RECORDS SHOWN -
☆ ☆ ☆ ☆ ☆ ☆ ☆

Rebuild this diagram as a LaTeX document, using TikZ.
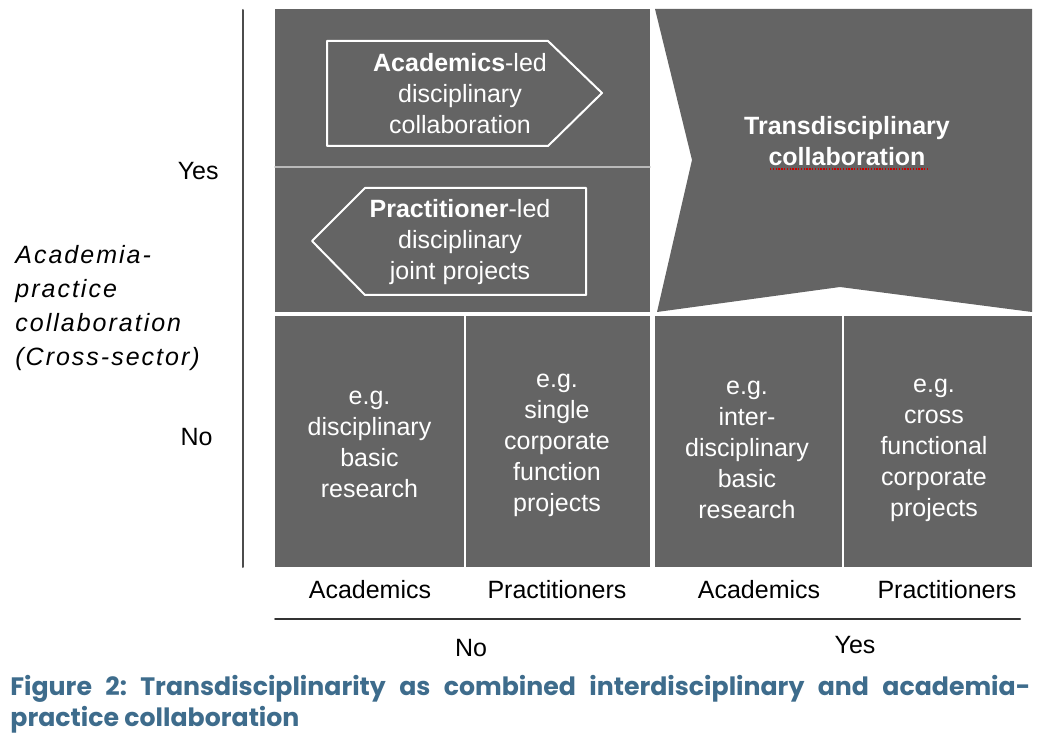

☆ ☆ ☆ ☆ ☆ ☆ ☆

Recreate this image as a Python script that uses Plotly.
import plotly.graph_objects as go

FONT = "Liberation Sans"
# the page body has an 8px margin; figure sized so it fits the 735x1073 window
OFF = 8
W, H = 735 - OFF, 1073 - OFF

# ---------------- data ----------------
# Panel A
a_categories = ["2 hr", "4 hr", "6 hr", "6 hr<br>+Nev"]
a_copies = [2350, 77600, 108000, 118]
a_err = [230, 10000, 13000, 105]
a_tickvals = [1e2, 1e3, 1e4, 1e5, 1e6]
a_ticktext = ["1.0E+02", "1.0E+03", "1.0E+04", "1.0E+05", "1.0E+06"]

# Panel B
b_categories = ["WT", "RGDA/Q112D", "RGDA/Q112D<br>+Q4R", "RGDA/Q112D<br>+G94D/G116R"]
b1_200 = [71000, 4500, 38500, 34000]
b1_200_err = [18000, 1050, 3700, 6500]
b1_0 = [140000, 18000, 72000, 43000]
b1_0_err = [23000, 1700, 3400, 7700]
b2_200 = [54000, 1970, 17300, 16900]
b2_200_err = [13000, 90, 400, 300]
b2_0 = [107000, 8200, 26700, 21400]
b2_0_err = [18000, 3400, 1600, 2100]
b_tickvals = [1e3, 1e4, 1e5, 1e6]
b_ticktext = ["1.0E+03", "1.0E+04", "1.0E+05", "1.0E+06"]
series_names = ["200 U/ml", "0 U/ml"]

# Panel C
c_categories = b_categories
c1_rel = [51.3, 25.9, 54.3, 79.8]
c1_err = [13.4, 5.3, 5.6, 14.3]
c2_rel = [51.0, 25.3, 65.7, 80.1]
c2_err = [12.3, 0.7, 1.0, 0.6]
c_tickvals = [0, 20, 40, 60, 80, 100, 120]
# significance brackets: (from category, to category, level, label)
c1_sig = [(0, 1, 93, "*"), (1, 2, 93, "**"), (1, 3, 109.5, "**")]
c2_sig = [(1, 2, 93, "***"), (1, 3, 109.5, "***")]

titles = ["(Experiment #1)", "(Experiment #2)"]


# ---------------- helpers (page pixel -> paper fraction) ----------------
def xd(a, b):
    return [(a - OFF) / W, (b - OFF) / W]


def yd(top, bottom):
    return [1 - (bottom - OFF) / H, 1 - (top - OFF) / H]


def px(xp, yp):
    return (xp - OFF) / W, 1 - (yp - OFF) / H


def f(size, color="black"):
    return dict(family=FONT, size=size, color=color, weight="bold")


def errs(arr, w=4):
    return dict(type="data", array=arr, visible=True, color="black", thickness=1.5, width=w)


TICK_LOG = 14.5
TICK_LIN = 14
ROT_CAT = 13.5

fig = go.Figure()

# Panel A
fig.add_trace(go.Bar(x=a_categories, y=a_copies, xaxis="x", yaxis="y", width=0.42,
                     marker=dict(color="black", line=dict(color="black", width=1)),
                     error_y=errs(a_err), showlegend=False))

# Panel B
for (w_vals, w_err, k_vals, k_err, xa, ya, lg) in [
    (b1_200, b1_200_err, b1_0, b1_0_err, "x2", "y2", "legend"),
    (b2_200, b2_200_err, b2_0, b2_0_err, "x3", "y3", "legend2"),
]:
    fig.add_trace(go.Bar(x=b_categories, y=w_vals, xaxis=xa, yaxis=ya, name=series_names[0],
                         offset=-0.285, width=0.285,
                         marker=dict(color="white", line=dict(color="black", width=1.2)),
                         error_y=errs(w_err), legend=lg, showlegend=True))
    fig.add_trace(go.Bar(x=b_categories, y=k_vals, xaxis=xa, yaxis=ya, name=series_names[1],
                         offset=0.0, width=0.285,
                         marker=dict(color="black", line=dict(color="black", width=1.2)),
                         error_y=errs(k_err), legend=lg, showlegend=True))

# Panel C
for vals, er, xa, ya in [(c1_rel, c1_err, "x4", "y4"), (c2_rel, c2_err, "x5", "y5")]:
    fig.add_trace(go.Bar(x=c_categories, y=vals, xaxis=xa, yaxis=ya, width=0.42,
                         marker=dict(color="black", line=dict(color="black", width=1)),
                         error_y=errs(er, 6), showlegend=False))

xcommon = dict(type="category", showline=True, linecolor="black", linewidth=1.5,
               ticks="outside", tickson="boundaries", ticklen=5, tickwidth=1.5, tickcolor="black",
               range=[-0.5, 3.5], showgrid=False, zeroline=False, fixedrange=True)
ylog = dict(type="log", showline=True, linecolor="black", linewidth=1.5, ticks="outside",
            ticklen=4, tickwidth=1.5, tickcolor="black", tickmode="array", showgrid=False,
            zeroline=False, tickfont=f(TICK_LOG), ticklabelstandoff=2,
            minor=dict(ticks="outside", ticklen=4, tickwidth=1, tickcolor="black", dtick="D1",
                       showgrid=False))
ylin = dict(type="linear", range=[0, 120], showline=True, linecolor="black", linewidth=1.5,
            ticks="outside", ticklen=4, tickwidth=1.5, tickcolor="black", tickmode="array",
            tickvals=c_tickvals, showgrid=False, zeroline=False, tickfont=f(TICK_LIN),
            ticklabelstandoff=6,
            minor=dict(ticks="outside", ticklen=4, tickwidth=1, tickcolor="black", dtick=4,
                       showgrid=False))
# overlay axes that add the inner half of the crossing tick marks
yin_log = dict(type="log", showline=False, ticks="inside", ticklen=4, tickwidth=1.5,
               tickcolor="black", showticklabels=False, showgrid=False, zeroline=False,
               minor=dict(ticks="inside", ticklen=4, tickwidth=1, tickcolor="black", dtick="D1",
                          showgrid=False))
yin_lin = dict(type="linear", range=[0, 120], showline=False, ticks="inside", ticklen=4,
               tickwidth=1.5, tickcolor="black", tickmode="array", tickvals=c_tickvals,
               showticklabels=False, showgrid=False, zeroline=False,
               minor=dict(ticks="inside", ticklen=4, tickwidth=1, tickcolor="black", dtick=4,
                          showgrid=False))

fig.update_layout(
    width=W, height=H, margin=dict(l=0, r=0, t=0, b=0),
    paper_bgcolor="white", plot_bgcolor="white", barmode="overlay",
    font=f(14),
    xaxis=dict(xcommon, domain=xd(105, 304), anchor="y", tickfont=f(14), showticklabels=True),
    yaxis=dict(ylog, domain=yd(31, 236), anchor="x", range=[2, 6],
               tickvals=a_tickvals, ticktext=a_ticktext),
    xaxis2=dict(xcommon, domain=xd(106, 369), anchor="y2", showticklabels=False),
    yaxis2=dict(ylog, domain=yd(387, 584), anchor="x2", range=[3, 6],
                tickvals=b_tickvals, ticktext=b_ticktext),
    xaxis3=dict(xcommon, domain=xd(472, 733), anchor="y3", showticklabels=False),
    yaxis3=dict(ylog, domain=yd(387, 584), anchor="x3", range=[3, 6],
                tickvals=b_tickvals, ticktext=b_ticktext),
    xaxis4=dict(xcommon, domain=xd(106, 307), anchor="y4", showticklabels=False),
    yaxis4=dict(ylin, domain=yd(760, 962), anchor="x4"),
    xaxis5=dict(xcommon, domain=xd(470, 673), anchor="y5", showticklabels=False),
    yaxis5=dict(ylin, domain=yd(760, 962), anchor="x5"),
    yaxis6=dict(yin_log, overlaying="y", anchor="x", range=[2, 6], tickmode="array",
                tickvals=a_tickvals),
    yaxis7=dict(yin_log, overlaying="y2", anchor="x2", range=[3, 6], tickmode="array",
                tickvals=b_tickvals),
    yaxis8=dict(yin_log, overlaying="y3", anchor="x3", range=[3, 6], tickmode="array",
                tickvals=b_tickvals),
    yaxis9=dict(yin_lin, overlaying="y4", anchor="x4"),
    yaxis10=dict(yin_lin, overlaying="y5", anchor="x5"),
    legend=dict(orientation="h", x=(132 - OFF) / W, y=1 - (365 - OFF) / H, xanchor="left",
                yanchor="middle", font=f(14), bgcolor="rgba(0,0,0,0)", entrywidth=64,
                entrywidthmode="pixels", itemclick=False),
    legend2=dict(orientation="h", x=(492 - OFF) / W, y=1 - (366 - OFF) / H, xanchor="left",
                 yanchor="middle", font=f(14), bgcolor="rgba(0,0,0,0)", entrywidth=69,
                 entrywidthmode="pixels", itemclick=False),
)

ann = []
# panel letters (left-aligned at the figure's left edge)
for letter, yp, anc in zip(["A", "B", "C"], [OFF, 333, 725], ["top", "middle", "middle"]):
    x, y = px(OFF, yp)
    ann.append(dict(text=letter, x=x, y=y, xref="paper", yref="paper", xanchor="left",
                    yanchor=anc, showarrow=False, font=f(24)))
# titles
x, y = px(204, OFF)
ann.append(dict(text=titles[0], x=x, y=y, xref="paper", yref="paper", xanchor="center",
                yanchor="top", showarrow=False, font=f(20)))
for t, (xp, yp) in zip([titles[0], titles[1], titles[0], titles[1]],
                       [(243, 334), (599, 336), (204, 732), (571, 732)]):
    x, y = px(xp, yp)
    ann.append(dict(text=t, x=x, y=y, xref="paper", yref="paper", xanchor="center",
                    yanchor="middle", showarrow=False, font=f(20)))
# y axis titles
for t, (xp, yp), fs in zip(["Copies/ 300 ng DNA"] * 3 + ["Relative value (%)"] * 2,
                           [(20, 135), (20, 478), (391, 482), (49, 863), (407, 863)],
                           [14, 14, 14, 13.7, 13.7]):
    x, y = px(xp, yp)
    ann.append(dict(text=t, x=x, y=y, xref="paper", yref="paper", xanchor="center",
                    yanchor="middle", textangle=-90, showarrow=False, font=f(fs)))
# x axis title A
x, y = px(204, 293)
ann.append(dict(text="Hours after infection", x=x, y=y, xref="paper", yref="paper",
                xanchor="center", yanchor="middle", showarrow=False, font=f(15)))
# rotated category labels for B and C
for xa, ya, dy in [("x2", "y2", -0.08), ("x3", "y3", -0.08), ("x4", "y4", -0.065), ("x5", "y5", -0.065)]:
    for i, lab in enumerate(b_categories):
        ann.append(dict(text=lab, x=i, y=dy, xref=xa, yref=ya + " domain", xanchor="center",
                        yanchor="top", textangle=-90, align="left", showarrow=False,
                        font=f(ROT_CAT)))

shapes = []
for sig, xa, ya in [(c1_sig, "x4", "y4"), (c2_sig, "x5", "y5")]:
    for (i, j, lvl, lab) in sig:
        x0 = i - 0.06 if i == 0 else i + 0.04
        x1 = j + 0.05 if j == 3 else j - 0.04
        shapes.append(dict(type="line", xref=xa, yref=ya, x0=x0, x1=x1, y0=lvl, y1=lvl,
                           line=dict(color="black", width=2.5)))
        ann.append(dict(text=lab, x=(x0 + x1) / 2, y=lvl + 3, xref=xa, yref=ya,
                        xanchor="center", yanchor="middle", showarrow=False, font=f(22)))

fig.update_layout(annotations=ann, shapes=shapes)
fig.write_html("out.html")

☆ ☆ ☆ ☆ ☆ ☆ ☆

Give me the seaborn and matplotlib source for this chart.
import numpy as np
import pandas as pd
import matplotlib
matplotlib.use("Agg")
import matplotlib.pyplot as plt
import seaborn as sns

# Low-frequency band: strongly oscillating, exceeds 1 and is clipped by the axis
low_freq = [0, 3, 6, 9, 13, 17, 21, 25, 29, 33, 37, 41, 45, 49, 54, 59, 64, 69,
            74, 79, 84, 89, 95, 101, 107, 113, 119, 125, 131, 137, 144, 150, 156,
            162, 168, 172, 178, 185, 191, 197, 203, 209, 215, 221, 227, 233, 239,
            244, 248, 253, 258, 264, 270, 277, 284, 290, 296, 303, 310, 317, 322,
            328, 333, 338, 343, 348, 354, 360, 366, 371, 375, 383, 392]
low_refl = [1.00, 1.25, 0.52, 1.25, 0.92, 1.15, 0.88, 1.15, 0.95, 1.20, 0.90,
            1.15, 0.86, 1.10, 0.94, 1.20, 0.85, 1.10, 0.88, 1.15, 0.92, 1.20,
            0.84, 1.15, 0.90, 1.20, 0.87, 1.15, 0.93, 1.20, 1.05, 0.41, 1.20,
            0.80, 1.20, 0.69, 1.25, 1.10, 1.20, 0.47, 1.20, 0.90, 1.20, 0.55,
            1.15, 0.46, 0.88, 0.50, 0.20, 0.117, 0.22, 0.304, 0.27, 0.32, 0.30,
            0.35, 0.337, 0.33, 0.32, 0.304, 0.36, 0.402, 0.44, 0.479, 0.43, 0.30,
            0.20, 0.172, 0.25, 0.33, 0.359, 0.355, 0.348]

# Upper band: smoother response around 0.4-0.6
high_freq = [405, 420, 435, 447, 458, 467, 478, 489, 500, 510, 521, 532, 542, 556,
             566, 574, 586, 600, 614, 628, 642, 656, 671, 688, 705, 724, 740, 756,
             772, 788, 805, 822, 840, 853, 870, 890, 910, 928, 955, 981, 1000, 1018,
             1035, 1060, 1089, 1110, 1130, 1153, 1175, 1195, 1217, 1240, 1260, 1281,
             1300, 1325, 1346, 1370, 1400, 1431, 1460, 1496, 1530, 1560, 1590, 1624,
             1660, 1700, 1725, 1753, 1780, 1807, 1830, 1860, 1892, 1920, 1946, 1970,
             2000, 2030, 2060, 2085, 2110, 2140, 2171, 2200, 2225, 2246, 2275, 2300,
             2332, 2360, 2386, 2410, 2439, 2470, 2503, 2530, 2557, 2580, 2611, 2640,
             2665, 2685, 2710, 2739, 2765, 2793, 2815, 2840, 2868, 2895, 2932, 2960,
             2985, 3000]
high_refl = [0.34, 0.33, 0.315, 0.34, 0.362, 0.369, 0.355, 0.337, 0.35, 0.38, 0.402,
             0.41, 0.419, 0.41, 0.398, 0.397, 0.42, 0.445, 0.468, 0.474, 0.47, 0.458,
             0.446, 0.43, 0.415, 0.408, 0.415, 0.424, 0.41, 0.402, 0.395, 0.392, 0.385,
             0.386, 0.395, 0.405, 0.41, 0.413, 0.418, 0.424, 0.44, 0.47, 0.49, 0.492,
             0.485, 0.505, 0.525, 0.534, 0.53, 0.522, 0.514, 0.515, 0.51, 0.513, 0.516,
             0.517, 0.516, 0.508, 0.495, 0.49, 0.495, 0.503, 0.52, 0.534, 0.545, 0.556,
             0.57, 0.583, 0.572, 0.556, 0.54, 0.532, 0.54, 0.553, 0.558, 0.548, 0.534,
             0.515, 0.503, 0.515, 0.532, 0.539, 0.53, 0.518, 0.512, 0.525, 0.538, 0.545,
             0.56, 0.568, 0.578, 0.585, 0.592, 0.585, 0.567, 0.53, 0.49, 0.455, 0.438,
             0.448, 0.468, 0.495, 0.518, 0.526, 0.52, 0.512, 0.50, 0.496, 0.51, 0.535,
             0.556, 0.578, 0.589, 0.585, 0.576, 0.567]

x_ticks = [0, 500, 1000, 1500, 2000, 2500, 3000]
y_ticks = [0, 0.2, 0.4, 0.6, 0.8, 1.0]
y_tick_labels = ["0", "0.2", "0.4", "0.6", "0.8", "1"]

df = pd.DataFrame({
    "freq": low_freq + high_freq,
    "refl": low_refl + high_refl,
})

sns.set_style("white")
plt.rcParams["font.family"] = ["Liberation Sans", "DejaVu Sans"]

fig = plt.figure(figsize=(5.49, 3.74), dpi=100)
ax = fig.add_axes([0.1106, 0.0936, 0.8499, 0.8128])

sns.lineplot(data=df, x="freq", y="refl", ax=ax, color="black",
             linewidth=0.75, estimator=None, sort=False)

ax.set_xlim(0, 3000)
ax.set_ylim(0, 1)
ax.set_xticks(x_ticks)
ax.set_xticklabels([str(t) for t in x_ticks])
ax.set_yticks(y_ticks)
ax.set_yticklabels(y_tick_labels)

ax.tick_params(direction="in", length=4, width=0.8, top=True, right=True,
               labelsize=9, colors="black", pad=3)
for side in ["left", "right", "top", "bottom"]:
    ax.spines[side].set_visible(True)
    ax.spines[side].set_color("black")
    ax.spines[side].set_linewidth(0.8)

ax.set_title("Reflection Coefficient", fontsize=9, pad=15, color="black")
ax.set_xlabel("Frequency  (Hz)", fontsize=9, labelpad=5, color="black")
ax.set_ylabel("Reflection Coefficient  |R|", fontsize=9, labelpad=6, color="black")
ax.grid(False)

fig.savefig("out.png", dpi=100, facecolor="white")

☆ ☆ ☆ ☆ ☆ ☆ ☆

WHAT YOU SHOULD DO -
Scan the listing above. Gather each line that contains the word "matplotlib".

SOLUTION FOR THIS EXERCISE -
Give me the seaborn and matplotlib source for this chart.
import matplotlib
matplotlib.use("Agg")
import matplotlib.pyplot as plt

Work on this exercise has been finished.